_Problem requirements_. Without the pictures, retype exactly the lines from the top of the entries below through the line that contains "plt.rcParams['mathtext.fontset'] = 'stix'".

□ □ □ □ □ □ □

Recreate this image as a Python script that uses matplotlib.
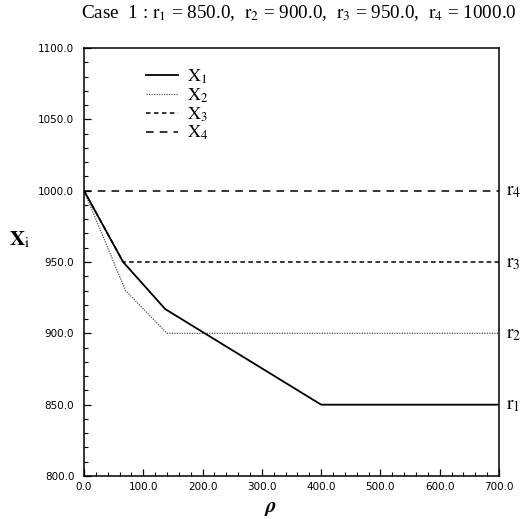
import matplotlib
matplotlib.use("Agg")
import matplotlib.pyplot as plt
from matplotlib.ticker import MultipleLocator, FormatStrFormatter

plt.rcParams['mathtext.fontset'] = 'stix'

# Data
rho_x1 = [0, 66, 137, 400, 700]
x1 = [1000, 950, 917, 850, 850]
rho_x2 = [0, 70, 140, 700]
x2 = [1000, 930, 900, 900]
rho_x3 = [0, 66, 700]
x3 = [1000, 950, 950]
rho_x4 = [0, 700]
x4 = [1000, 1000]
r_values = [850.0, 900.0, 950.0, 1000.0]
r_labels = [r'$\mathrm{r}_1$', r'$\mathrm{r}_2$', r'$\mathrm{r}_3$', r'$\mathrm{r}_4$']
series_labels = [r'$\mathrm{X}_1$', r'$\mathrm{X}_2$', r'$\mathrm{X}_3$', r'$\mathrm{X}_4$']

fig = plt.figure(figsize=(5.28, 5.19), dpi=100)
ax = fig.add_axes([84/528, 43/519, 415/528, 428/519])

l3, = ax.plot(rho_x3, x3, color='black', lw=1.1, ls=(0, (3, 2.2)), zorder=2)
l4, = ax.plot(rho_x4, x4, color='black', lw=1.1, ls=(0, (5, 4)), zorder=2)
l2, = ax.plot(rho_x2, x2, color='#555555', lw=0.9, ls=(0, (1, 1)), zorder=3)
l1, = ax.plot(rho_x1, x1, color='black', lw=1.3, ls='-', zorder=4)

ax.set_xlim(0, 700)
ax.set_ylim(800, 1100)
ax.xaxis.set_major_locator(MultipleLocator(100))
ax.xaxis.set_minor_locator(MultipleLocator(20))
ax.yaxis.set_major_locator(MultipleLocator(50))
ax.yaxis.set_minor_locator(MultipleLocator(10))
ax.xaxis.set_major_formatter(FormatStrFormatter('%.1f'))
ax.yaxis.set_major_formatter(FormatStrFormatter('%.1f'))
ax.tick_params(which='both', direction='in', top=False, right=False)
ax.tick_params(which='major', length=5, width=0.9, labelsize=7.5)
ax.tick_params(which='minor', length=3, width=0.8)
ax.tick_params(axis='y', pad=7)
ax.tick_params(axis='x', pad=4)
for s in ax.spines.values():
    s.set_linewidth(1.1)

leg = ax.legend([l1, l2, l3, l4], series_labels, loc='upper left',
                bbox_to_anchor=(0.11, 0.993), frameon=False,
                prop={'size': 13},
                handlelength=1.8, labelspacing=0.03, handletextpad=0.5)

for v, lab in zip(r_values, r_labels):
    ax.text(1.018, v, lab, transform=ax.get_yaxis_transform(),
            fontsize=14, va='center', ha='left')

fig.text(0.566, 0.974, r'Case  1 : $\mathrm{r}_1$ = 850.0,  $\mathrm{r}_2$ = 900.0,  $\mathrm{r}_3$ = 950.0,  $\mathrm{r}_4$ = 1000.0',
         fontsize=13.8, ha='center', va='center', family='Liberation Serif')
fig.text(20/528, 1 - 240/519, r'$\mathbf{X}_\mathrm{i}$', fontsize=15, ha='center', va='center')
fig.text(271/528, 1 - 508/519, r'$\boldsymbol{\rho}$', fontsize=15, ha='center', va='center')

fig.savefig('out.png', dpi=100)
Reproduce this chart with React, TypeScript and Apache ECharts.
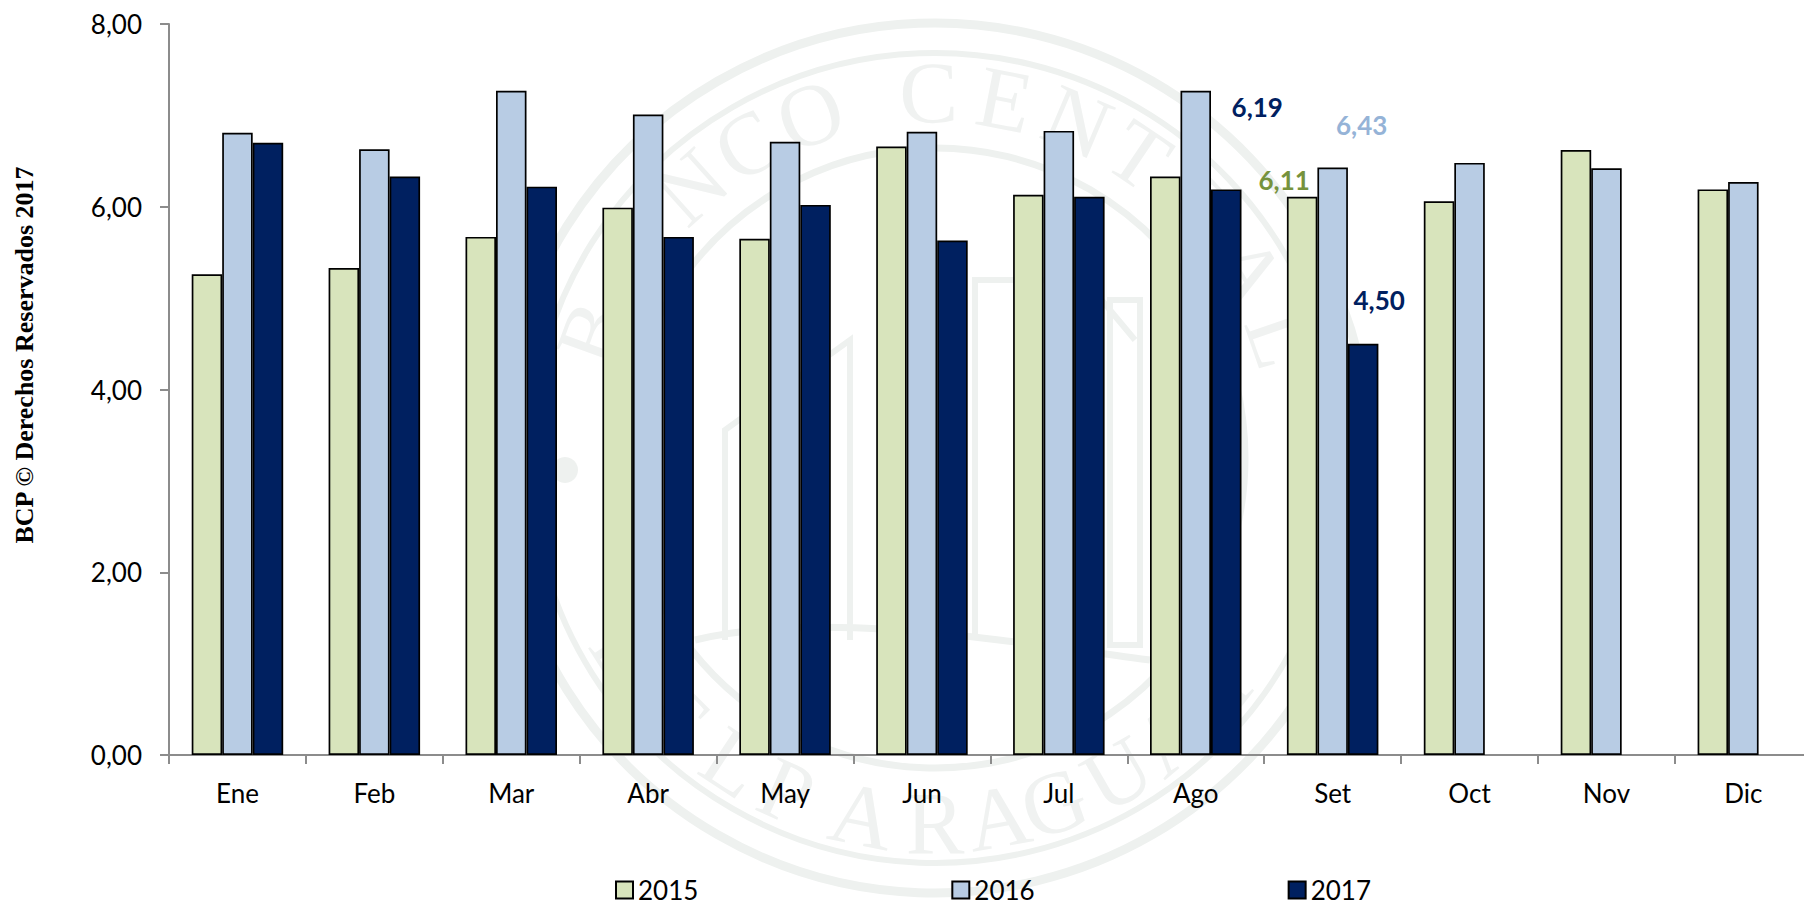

□ □ □ □ □ □ □

_Task output_.
Recreate this image as a Python script that uses matplotlib.
import matplotlib
matplotlib.use("Agg")
import matplotlib.pyplot as plt
from matplotlib.ticker import MultipleLocator, FormatStrFormatter

plt.rcParams['mathtext.fontset'] = 'stix'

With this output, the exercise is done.